John Pilger, The Guardian, June 13:
In the 1960s, when I first went to Latin America, I travelled up the cone of the continent from Chile across the Altiplano to Peru, mostly in rickety buses and single-carriage trains. It was an experience my memory stored for life, especially the spectacle of the movement of people. They moved through the dust of a snow-capped wilderness, along roads that were ribbons of red mud, and they lived in shanties that defied gravity. “We are invisible,” said one man; another used the term abandonados; an indigenous woman in Bolivia unforgettably described her poverty as a commodity for the rich.
When I later saw Sebastiao Salgado’s photographs of Latin America’s working people, I recognised the people at the roadside, the gold miners and the coffee workers and the silhouettes framed in crosses in the cemeteries. Perhaps the idea for a cinema film began then, or when I reported Ronald Reagan’s murderous assault on Central America; or when I first read the words of Victor Jara’s ballads and heard Sam Cooke’s anthem A Change Is Gonna Come.
The War On Democracy is my first film for cinema. It follows more than 55 documentary films for television, which began with The Quiet Mutiny, set in Vietnam. Most of my films have told stories of people’s struggles against rapacious power and of attempts to subvert and control our historical memory. It is this control, this organised forgetting, that has always intrigued me both as a film-maker and a journalist. Described by Harold Pinter as a great silence unbroken by the incessant din of the media age, it assures the powerful in the west that the struggle of whole societies against their crimes is merely “superficially recorded, let alone documented, let alone acknowledged … It never happened. Even while it was happening it never happened. It didn’t matter. It was of no interest”.

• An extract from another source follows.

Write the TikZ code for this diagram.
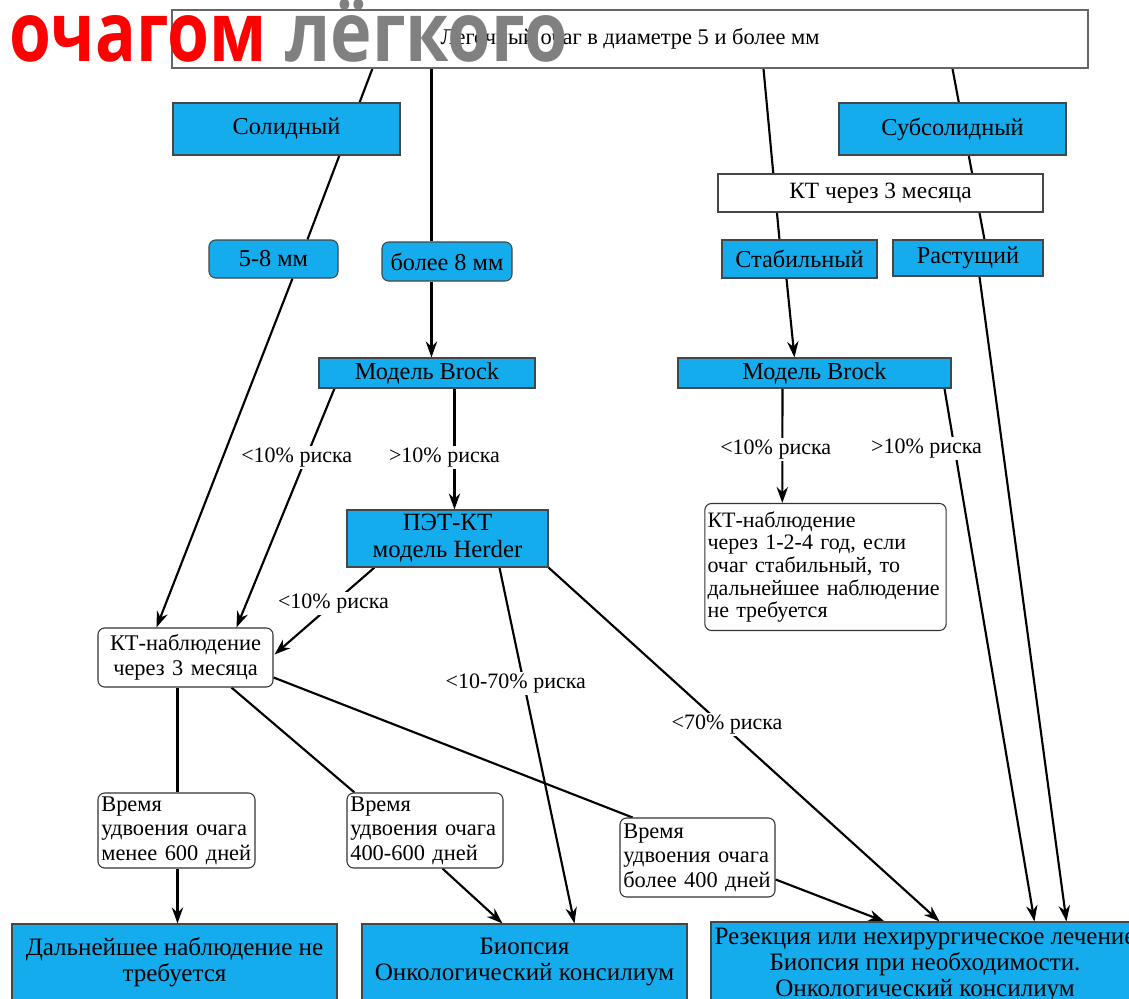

This was true of Nicaragua in the early 1980s, when a popular revolution began to turn back poverty and bring literacy and hope to a country long dismissed as a banana republic. In the United States, the Sandinista government was successfully portrayed as communist and a threat, and crushed. After all, Richard Nixon had said of all of Latin America: “No one gives a shit about the place.” The War On Democracy is meant as an antidote to this.